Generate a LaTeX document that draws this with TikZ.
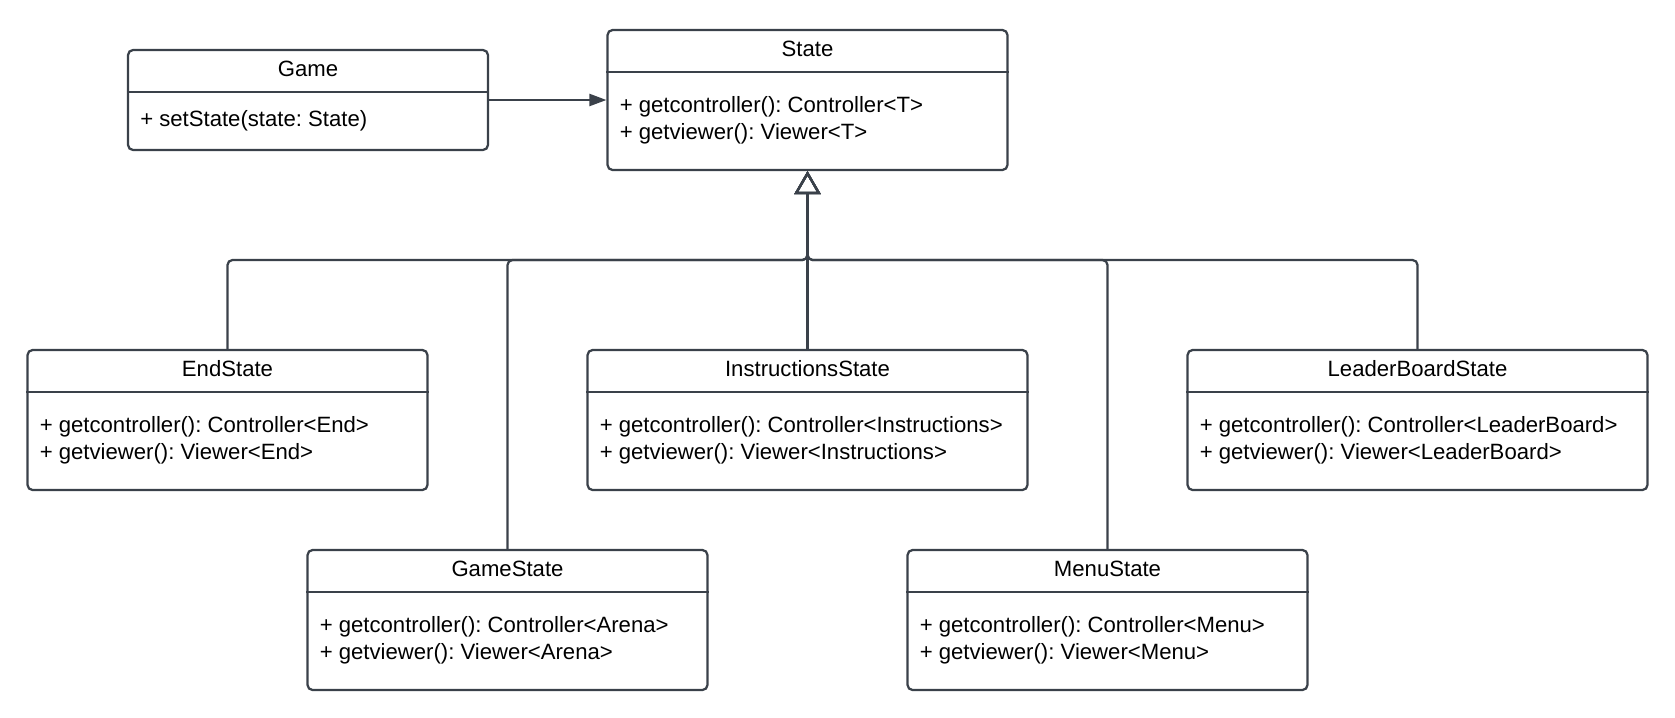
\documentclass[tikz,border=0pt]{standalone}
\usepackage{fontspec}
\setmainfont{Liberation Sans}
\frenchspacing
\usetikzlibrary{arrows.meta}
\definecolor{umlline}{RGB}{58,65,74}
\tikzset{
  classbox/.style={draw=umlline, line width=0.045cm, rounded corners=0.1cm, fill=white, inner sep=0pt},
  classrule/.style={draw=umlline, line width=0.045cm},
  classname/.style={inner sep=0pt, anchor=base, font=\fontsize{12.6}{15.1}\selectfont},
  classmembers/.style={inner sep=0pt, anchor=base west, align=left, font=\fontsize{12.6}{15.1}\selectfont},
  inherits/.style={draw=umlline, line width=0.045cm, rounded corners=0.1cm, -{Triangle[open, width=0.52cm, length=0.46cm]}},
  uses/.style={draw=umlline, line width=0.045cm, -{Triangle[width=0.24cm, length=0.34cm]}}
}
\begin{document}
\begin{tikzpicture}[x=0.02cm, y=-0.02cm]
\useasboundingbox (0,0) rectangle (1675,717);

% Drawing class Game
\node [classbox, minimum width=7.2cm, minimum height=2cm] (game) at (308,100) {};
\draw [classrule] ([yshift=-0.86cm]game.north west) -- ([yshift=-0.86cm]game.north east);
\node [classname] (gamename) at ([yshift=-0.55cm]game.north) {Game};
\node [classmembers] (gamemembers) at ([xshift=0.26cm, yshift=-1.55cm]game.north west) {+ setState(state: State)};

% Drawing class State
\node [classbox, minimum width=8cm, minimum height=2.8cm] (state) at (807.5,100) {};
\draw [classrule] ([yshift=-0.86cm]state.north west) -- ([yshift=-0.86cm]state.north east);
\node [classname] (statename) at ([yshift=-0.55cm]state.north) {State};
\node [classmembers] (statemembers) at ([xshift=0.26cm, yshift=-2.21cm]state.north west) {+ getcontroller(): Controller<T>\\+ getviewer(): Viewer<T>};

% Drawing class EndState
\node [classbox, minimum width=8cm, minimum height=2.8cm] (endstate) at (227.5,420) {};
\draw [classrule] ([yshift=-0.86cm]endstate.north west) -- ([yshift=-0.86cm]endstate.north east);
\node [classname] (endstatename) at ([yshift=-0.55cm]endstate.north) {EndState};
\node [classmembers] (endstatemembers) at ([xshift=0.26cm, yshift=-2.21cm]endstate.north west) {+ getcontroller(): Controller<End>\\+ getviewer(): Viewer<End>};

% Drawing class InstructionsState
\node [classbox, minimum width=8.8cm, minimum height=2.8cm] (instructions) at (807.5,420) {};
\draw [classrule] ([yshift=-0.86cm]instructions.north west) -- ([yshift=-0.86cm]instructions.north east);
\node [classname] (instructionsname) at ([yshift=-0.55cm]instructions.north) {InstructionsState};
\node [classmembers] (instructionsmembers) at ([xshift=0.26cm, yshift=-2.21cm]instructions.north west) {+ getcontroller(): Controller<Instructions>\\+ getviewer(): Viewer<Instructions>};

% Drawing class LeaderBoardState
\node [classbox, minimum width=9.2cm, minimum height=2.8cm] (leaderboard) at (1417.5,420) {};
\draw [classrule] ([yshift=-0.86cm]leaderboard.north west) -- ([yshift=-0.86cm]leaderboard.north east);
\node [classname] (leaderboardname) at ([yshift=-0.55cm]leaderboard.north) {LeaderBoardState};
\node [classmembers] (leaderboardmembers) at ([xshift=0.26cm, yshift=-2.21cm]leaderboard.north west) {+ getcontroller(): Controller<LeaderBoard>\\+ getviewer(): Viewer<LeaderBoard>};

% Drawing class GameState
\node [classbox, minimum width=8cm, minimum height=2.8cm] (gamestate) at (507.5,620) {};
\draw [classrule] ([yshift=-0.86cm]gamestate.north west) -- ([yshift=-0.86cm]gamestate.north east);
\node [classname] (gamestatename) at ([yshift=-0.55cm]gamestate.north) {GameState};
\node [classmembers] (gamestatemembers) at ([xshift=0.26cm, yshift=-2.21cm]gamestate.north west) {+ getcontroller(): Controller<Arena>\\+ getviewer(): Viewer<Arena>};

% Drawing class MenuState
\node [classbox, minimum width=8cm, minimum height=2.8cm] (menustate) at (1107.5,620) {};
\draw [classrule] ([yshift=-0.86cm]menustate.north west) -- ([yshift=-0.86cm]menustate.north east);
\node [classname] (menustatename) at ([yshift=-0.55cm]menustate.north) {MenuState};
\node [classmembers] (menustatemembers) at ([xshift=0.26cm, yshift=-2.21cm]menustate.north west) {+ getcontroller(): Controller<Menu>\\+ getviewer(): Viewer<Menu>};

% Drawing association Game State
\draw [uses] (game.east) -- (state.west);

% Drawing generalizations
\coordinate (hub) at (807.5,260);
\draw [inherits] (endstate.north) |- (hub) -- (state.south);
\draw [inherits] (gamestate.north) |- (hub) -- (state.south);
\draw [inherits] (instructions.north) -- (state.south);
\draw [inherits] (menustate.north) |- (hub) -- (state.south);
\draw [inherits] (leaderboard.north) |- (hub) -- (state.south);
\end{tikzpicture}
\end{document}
□ □ □ □ □
**Instructions for the task**.
Write out each line of the listing above, exactly, from its first line to the line holding "(0,0) rectangle (1675,717);", inclusive. Skip the pictures.

**Task output**.
Generate a LaTeX document that draws this with TikZ.
\documentclass[tikz,border=0pt]{standalone}
\usepackage{fontspec}
\setmainfont{Liberation Sans}
\frenchspacing
\usetikzlibrary{arrows.meta}
\definecolor{umlline}{RGB}{58,65,74}
\tikzset{
  classbox/.style={draw=umlline, line width=0.045cm, rounded corners=0.1cm, fill=white, inner sep=0pt},
  classrule/.style={draw=umlline, line width=0.045cm},
  classname/.style={inner sep=0pt, anchor=base, font=\fontsize{12.6}{15.1}\selectfont},
  classmembers/.style={inner sep=0pt, anchor=base west, align=left, font=\fontsize{12.6}{15.1}\selectfont},
  inherits/.style={draw=umlline, line width=0.045cm, rounded corners=0.1cm, -{Triangle[open, width=0.52cm, length=0.46cm]}},
  uses/.style={draw=umlline, line width=0.045cm, -{Triangle[width=0.24cm, length=0.34cm]}}
}
\begin{document}
\begin{tikzpicture}[x=0.02cm, y=-0.02cm]
\useasboundingbox (0,0) rectangle (1675,717);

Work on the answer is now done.